A confrontation ensued between Heimbach and Matt Parrott. Parrott told police Heimbach twisted him down to the ground, then “choked [him] out.”
“He grabbed and injured my hand after I poked his chest then choked me out with his arm,” Parrott said in a handwritten statement to police. “Then he chased me to my home and did it again.”
After police arrived, the responding officer overheard a verbal confrontation between Heimbach and his wife, followed by a “scuffle,” the report states. Heimbach’s wife said her husband kicked a wall, grabbed her face “and threw me with the hand on my face onto the bed.” Police said the step-daughter recorded the attack on her cellphone.
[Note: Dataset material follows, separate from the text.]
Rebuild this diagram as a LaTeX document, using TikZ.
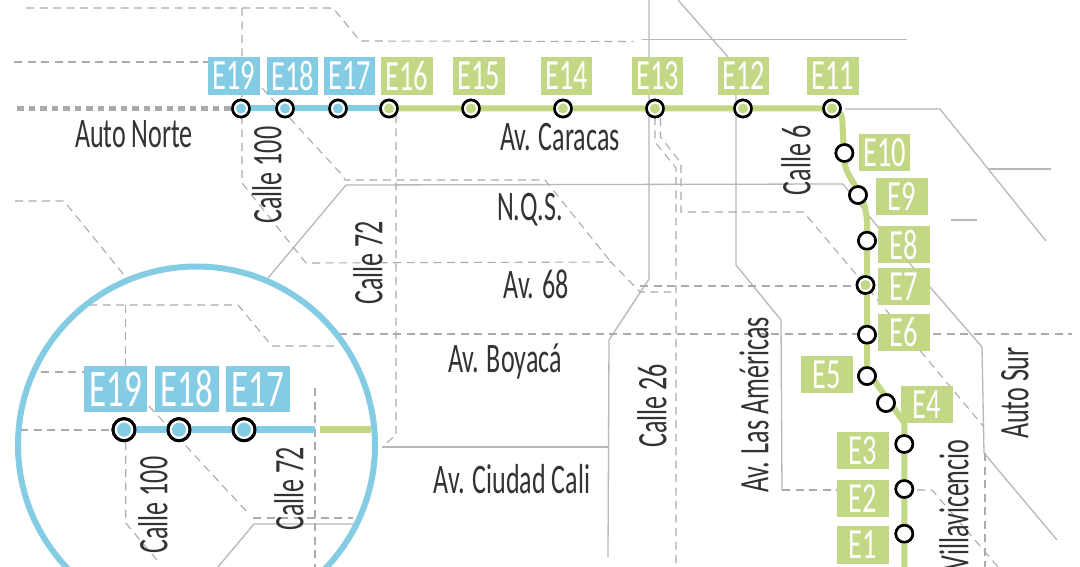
\documentclass[tikz,border=0pt]{standalone}
\usepackage{fontspec}
\setmainfont{Carlito}[FakeStretch=0.62]
\newfontfamily\boxfont{Carlito}[FakeStretch=0.66]
\definecolor{lblue}{HTML}{84CBE4}
\definecolor{lgreen}{HTML}{C2D884}
\definecolor{road}{HTML}{B8B8B8}
\definecolor{droad}{HTML}{ABABAB}
\definecolor{ink}{HTML}{333333}
\tikzset{
 solidroad/.style={draw=road,line width=1.3pt},
 dashroad/.style={draw=droad,line width=1.1pt,dash pattern=on 8pt off 5.5pt},
 gbox/.style={fill=lgreen,text=white,minimum width=51.5pt,minimum height=37.5pt,inner sep=0pt,font=\boxfont\fontsize{43}{43}\selectfont},
 bbox/.style={gbox,fill=lblue},
 bigbox/.style={fill=lblue,text=white,minimum width=63.5pt,minimum height=46pt,inner sep=0pt,font=\boxfont\fontsize{53}{53}\selectfont},
 stn/.style={circle,draw=black,line width=2.6pt,fill=white,minimum size=17pt,inner sep=0pt},
 bigstn/.style={circle,draw=black,line width=3pt,fill=white,minimum size=22pt,inner sep=0pt},
 lab/.style={text=ink,font=\fontsize{42}{42}\selectfont,inner sep=0pt},
 vlab/.style={lab,rotate=90},
}
\newcommand{\dotin}[2]{\fill[#1] (#2) circle (5pt);}
\begin{document}
\begin{tikzpicture}[x=1pt,y=-1pt]
\useasboundingbox (0,0) rectangle (1080,567);
\fill[white] (0,0) rectangle (1080,567);
\begin{scope}
\clip (0,0) rectangle (1080,567);
% solid roads
\draw[solidroad] (268,278)--(346,185)--(843,184)--(878,227)--(982,347)--(984,453)--(1057,540);
\draw[solidroad] (678,0)--(728,57);
\draw[solidroad] (736,95)--(736,265)--(781,320)--(782,490);
\draw[solidroad] (642,39.5)--(907,39.5);
\draw[solidroad] (649,0)--(649,279)--(609,340)--(608,557);
\draw[solidroad] (382,447)--(608,447);
\draw[solidroad] (951,220)--(977,220);
\draw[solidroad] (989,169)--(1051,169);
\draw[solidroad] (845,109)--(940,109)--(1046,241);
% dashed roads
\draw[dashroad] (26,8)--(333,8)--(360,41)--(633,41.5);
\draw[dashroad] (242,8)--(242,183)--(306,263)--(611,262)--(640,292)--(671,292);
\draw[dashroad] (14,62)--(208,62);
\draw[dashroad] (262,88)--(343,176)--(345,180)--(545,180)--(611,262);
\draw[dashroad] (640,286)--(860,286);
\draw[dashroad] (396,115)--(396,435)--(384,445);
\draw[dashroad] (339,334)--(1072,334);
\draw[dashroad] (655,117)--(655,142)--(676,168)--(676,567);
\draw[dashroad] (660.5,118)--(660.5,137)--(681,163)--(681,212)--(803.5,212)--(855,273)--(984,427);
\draw[dashroad] (985,453)--(985,567);
\draw[dashroad] (782,490)--(837,490);
\draw[dashroad] (917,490)--(932,490)--(998,567);
\draw[dashroad] (15,201)--(64,201)--(124,275);
% Auto Norte
\draw[droad,line width=4.5pt,dash pattern=on 6.5pt off 5pt] (17,108.5)--(232,108.5);
% stations
\node[stn] (s19) at (241,108.5) {};
\node[stn] (s18) at (285,108.5) {};
\node[stn] (s17) at (338,108.5) {};
\node[stn] (s16) at (389,108.5) {};
\node[stn] (s15) at (471,108.5) {};
\node[stn] (s14) at (563,108.5) {};
\node[stn] (s13) at (655,108.5) {};
\node[stn] (s12) at (743,108.5) {};
\node[stn] (s11) at (832,108.5) {};
\node[stn] (s10) at (844.4,153) {};
\node[stn] (s9) at (858,195) {};
\node[stn] (s8) at (867,240.7) {};
\node[stn] (s7) at (865.5,285) {};
\node[stn] (s6) at (867,334.7) {};
\node[stn] (s5) at (867,376) {};
\node[stn] (s4) at (886,403) {};
\node[stn] (s3) at (904.3,444) {};
\node[stn] (s2) at (904.3,489) {};
\node[stn] (s1) at (904.3,533.7) {};
% lines
\draw[lblue,line width=6pt] (s19.center)--(s16.center);
\draw[lgreen,line width=6pt,line join=round] (s16.center)--(s11.center) .. controls (842,112) and (842.5,116) .. (842.5,125) -- (844.4,160) .. controls (845,180) and (867,190) .. (867,225) -- (867,370) -- (904.3,423) -- (904.3,567);
% boxes
\foreach \n/\t/\x in {b19/E19/234,b18/E18/292.5,b17/E17/349.5}{\node[bbox] (\n) at (\x,76) {\t};}
\foreach \n/\t/\x in {b16/E16/407,b15/E15/479,b14/E14/566.5,b13/E13/657.5,b12/E12/743.5,b11/E11/833}{\node[gbox] (\n) at (\x,76) {\t};}
\node[gbox] (b10) at (884.5,152.5) {E10};
\node[gbox] (b9) at (902,196.5) {E9};
\node[gbox] (b8) at (904,244.5) {E8};
\node[gbox] (b7) at (904,286.5) {E7};
\node[gbox] (b6) at (904,332.5) {E6};
\node[gbox] (b5) at (827,374.5) {E5};
\node[gbox] (b4) at (927,404.5) {E4};
\node[gbox] (b3) at (863,450.5) {E3};
\node[gbox] (b2) at (863,498.5) {E2};
\node[gbox] (b1) at (863,545) {E1};
% station rings redrawn over the lines
\foreach \s in {s19,s18,s17,s16,s15,s14,s13,s12,s11,s10,s9,s8,s7,s6,s5,s4,s3,s2,s1}{\node[stn] at (\s) {};}
\foreach \s in {s19,s18,s17}{\dotin{lblue}{\s}}
\foreach \s in {s16,s15,s14,s13,s12,s11,s7}{\dotin{lgreen}{\s}}
% labels
\node[lab] (t1) at (134,134) {Auto Norte};
\node[lab] (t2) at (560,137) {Av. Caracas};
\node[lab] (t3) at (530,210) {N.Q.S.};
\node[lab] (t4) at (536,284) {Av. 68};
\node[lab] (t5) at (505,362) {Av. Boyacá};
\node[lab] (t6) at (512,479) {Av. Ciudad Cali};
\node[vlab] (t7) at (267,175) {Calle 100};
\node[vlab] (t8) at (368,263) {Calle 72};
\node[vlab] (t9) at (796,160) {Calle 6};
\node[vlab] (t10) at (652,406) {Calle 26};
\node[vlab] (t11) at (754,405) {Av. Las Américas};
\node[vlab] (t12) at (1015,393) {Auto Sur};
\node[vlab] (t13) at (954,505) {Villavicencio};
% inset
\fill[white] (196.5,445) circle (178.5pt);
\begin{scope}
\clip (196.5,445) circle (178.5pt);
\draw[dashroad] (89,305)--(238,305)--(272,346)--(339,346);
\draw[dashroad] (125.7,305)--(125.7,366);
\draw[dashroad] (125.7,442)--(125.7,523)--(157,560);
\draw[dashroad] (41,372)--(84,372);
\draw[dashroad] (20,430)--(113,430);
\draw[dashroad] (149,406)--(248,513);
\draw[dashroad] (253,518)--(353,518);
\draw[dashroad] (315,388)--(315,567);
\draw[solidroad] (218,567)--(254,524)--(353,524);
\node[bigstn] (i19) at (124,429.7) {};
\node[bigstn] (i18) at (179,429.7) {};
\node[bigstn] (i17) at (244,429.7) {};
\coordinate (iend) at (315,429.7);
\coordinate (gstart) at (320,429.7);
\coordinate (gend) at (371,429.7);
\draw[lblue,line width=7.5pt] (i19.center)--(iend);
\draw[lgreen,line width=7.5pt] (gstart)--(gend);
\node[bigstn] at (i19) {};
\node[bigstn] at (i18) {};
\node[bigstn] at (i17) {};
\fill[lblue] (i19) circle (7pt);
\fill[lblue] (i18) circle (7pt);
\fill[lblue] (i17) circle (7pt);
\node[bigbox] (j19) at (115.5,389) {E19};
\node[bigbox] (j18) at (187,389) {E18};
\node[bigbox] (j17) at (258,389) {E17};
\node[vlab] (t14) at (153,505) {Calle 100};
\node[vlab] (t15) at (289,489) {Calle 72};
\end{scope}
\draw[lblue,line width=6pt] (196.5,445) circle (178.5pt);
\end{scope}
\end{tikzpicture}
\end{document}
In the report, all four people involved in the incident recorded their occupations as “White Nationalist.”
The Washington Post concluded their article, reporting that:
Heimbach was charged with felony domestic battery, the Traditionalist Worker Party disintegrated, and Parrott, speaking on the phone earlier this month, sounded different than the triumphant white supremacist who in the days after the Charlottesville rally promised that he and the alt-right were here to stay.
“I’m unplugged from politics,” Parrott said. “I’m done. I’m out. I don’t want to be in The Washington Post anymore. I don’t care to have this humiliating and terrifying ordeal be more public than it already is. . . . There is no more Trad Worker.”
Heimbach, citing the advice of his attorneys, declined to comment.